Well, I now want to hook up another HTPC and figured I might as well reuse the WHS computer to do this. I have a spare 128GB SSD that will be the boot/app drive. I will install this drive solo and install Windows 7 on it. I then would like to plug in the two 3.5" 2TB drives that already have data on them. My concern is how can I uninstall WHS on the one drive and not cause problems by potentially having 2 OS's? Do I uninstall it before I install the SSD boot drive? I really have no idea.

After installing Windows 7 and getting the extra drives figured out I just need to turn on Homegroup so all the computers can use the files on the new computer, correct?

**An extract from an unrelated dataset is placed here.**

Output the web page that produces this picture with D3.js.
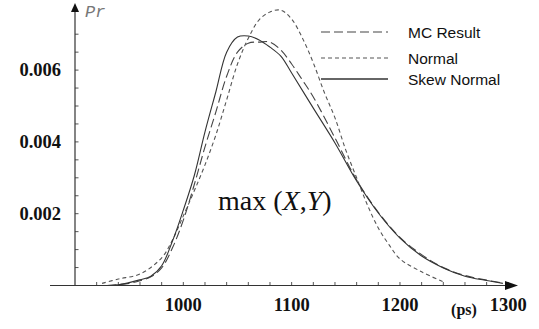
<!DOCTYPE html>
<html>
<head>
<meta charset="utf-8">
<script src="https://cdn.jsdelivr.net/npm/d3@7"></script>
<style>
  body { margin: 0; background: #fff; }
  svg { display: block; }
</style>
</head>
<body>
<svg id="chart" width="539" height="329"></svg>
<script>
// values
var skewX = [920, 940, 960, 970, 980, 990, 1000, 1010, 1020, 1030, 1040, 1050, 1060, 1070, 1080, 1090, 1100, 1120, 1140, 1160, 1180, 1200, 1220, 1240, 1260, 1280, 1295];
var skewY = [0, 0.00002, 0.00016, 0.00026, 0.00055, 0.00124, 0.0021, 0.00305, 0.00428, 0.00539, 0.0065, 0.00692, 0.00695, 0.00684, 0.00664, 0.00639, 0.00592, 0.00494, 0.00397, 0.00291, 0.00202, 0.00132, 0.00082, 0.00049, 0.00026, 0.00014, 0.00006];

var mcX = [930, 950, 960, 970, 980, 990, 1000, 1010, 1020, 1030, 1040, 1050, 1060, 1070, 1080, 1090, 1100, 1110, 1120, 1140, 1160, 1180, 1200, 1220, 1240, 1260, 1280, 1295];
var mcY = [0, 0.00006, 0.00013, 0.00024, 0.00049, 0.00105, 0.00182, 0.0028, 0.00386, 0.00483, 0.00583, 0.0065, 0.00675, 0.00678, 0.00678, 0.00656, 0.00617, 0.00572, 0.00525, 0.00411, 0.00294, 0.00204, 0.00134, 0.00086, 0.0005, 0.00028, 0.00015, 0.00007];

var normX = [925, 940, 960, 980, 990, 1000, 1010, 1020, 1030, 1040, 1050, 1060, 1070, 1080, 1090, 1100, 1110, 1120, 1130, 1140, 1150, 1160, 1170, 1180, 1190, 1200, 1220, 1240];
var normY = [0.00006, 0.00018, 0.00032, 0.00077, 0.00127, 0.00194, 0.00263, 0.00336, 0.00419, 0.00517, 0.00617, 0.00689, 0.0074, 0.00762, 0.00767, 0.00742, 0.00689, 0.0062, 0.00539, 0.00467, 0.00377, 0.003, 0.00224, 0.0016, 0.00113, 0.00074, 0.00038, 0.0001];

var xTickLabels = [1000, 1100, 1200, 1300];
var yTickLabels = [0.002, 0.004, 0.006];
var legendNames = ["MC Result", "Normal", "Skew Normal"];

var svg = d3.select("#chart");

var x = d3.scaleLinear().domain([900, 1300]).range([75, 508.3]);
var y = d3.scaleLinear().domain([0, 0.007]).range([285.5, 34.2]);

var axisColor = "#333";

// minor ticks
var xMinor = d3.range(920, 1301, 20);
svg.selectAll(".xt").data(xMinor).enter().append("line")
    .attr("x1", d => x(d)).attr("x2", d => x(d))
    .attr("y1", y(0)).attr("y2", y(0) - 3.5)
    .attr("stroke", "#555").attr("stroke-width", 1);

var yMinor = d3.range(1, 15).map(d => d * 0.0005);
svg.selectAll(".yt").data(yMinor).enter().append("line")
    .attr("x1", x(900)).attr("x2", x(900) + 3.5)
    .attr("y1", d => y(d)).attr("y2", d => y(d))
    .attr("stroke", "#555").attr("stroke-width", 1);

// axes with arrow heads
svg.append("line")
    .attr("x1", 50).attr("x2", 510)
    .attr("y1", y(0)).attr("y2", y(0))
    .attr("stroke", axisColor).attr("stroke-width", 1.2);
svg.append("path")
    .attr("d", "M505," + (y(0) - 4.5) + "L518," + y(0) + "L505," + (y(0) + 4.5) + "Z")
    .attr("fill", "#111");

svg.append("line")
    .attr("x1", x(900)).attr("x2", x(900))
    .attr("y1", y(0)).attr("y2", 10)
    .attr("stroke", axisColor).attr("stroke-width", 1.2);
svg.append("path")
    .attr("d", "M" + (x(900) - 4) + ",12L" + x(900) + ",3L" + (x(900) + 4) + ",12Z")
    .attr("fill", "#111");

// tick labels
svg.selectAll(".xl").data(xTickLabels).enter().append("text")
    .attr("x", d => x(d)).attr("y", 311)
    .attr("text-anchor", "middle")
    .attr("font-family", "Liberation Serif, Times New Roman, serif")
    .attr("font-weight", "bold").attr("font-size", "18.5px")
    .attr("fill", "#111")
    .text(d => d);

svg.selectAll(".yl").data(yTickLabels).enter().append("text")
    .attr("x", 61).attr("y", d => y(d) + 6)
    .attr("text-anchor", "end")
    .attr("font-family", "Liberation Serif, Times New Roman, serif")
    .attr("font-weight", "bold").attr("font-size", "18.5px")
    .attr("fill", "#111")
    .text(d => d.toFixed(3));

svg.append("text")
    .attr("x", 464).attr("y", 315)
    .attr("text-anchor", "middle")
    .attr("font-family", "Liberation Serif, Times New Roman, serif")
    .attr("font-weight", "bold").attr("font-size", "16px")
    .attr("fill", "#111")
    .text("(ps)");

svg.append("text")
    .attr("x", 85).attr("y", 17)
    .attr("font-family", "Liberation Mono, DejaVu Sans Mono, monospace")
    .attr("font-style", "italic").attr("font-size", "17px")
    .attr("fill", "#777")
    .text("Pr");

var maxLabel = svg.append("text")
    .attr("x", 218).attr("y", 210)
    .attr("font-family", "Liberation Serif, Times New Roman, serif")
    .attr("font-size", "28px")
    .attr("fill", "#111");
maxLabel.append("tspan").text("max (");
maxLabel.append("tspan").attr("font-style", "italic").text("X");
maxLabel.append("tspan").text(",");
maxLabel.append("tspan").attr("font-style", "italic").text("Y");
maxLabel.append("tspan").text(")");

// curves
var styles = [
    { xs: mcX, ys: mcY, dash: "9,4", color: "#444", width: 1.1 },
    { xs: normX, ys: normY, dash: "4,3", color: "#555", width: 1.1 },
    { xs: skewX, ys: skewY, dash: null, color: "#333", width: 1.1 }
];

var line = d3.line()
    .x(d => x(d[0]))
    .y(d => y(d[1]))
    .curve(d3.curveCatmullRom.alpha(0.5));

styles.forEach(function(s) {
    var pts = s.xs.map((v, i) => [v, s.ys[i]]);
    svg.append("path")
        .attr("d", line(pts))
        .attr("fill", "none")
        .attr("stroke", s.color)
        .attr("stroke-width", s.width)
        .attr("stroke-dasharray", s.dash);
});

// legend
var legendY = [32, 58, 79];
legendNames.forEach(function(name, i) {
    svg.append("line")
        .attr("x1", 321).attr("x2", 388)
        .attr("y1", legendY[i]).attr("y2", legendY[i])
        .attr("stroke", styles[i].color)
        .attr("stroke-width", styles[i].dash ? 1.1 : 1.6)
        .attr("stroke-dasharray", i == 0 ? "9,4" : styles[i].dash);
    svg.append("text")
        .attr("x", 408).attr("y", legendY[i] + 5.5)
        .attr("font-family", "Liberation Sans, Arial, sans-serif")
        .attr("font-size", "15.5px")
        .attr("fill", "#111")
        .text(name);
});
</script>
</body>
</html>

Thanks in advance for any help! I greatly appreciate it!
 

avos

Member
Jan 21, 2013
74
0
0
The big thing will be to change the primary boot drive in the bios to use your SSD.

Once that is done you really don't have to do anything special with the drive that has WHS2011 installed on it. When your new Windows 7 starts up it will just treat it as another storage drive. Add it to your existing Homegroup and yes you should be good to go.

That said. You might want to consider continue using the WHS 2011 as a NAS and install something like Plex on it. A Plex server and either a Chromecast or an Amazon Firestick I've found to be great alternatives to using a full HTPC. It is just so much easier to plug $35 Chromecasts into the back of tv's and control it all from a phone app. The only thing still missing from this setup is something like Steam In-Home Streaming.

The firestick is nice if you want a physical remote. But the ease of streaming youtube, pandora, WatchESPN, and more to the chromecast straight from a phone is amazing. The android plex app has gotten really great too.
 

azazel1024

Senior member
Jan 6, 2014
901
2
76
The big thing will be to change the primary boot drive in the bios to use your SSD.

Once that is done you really don't have to do anything special with the drive that has WHS2011 installed on it. When your new Windows 7 starts up it will just treat it as another storage drive. Add it to your existing Homegroup and yes you should be good to go.

That said. You might want to consider continue using the WHS 2011 as a NAS and install something like Plex on it. A Plex server and either a Chromecast or an Amazon Firestick I've found to be great alternatives to using a full HTPC. It is just so much easier to plug $35 Chromecasts into the back of tv's and control it all from a phone app. The only thing still missing from this setup is something like Steam In-Home Streaming.

The firestick is nice if you want a physical remote. But the ease of streaming youtube, pandora, WatchESPN, and more to the chromecast straight from a phone is amazing. The android plex app has gotten really great too.

Except if NTFS, which I assume it is, likely going to have some nice and fun user write privellage issues since you are reusing the OS drive with a new install without taking ownership of the files.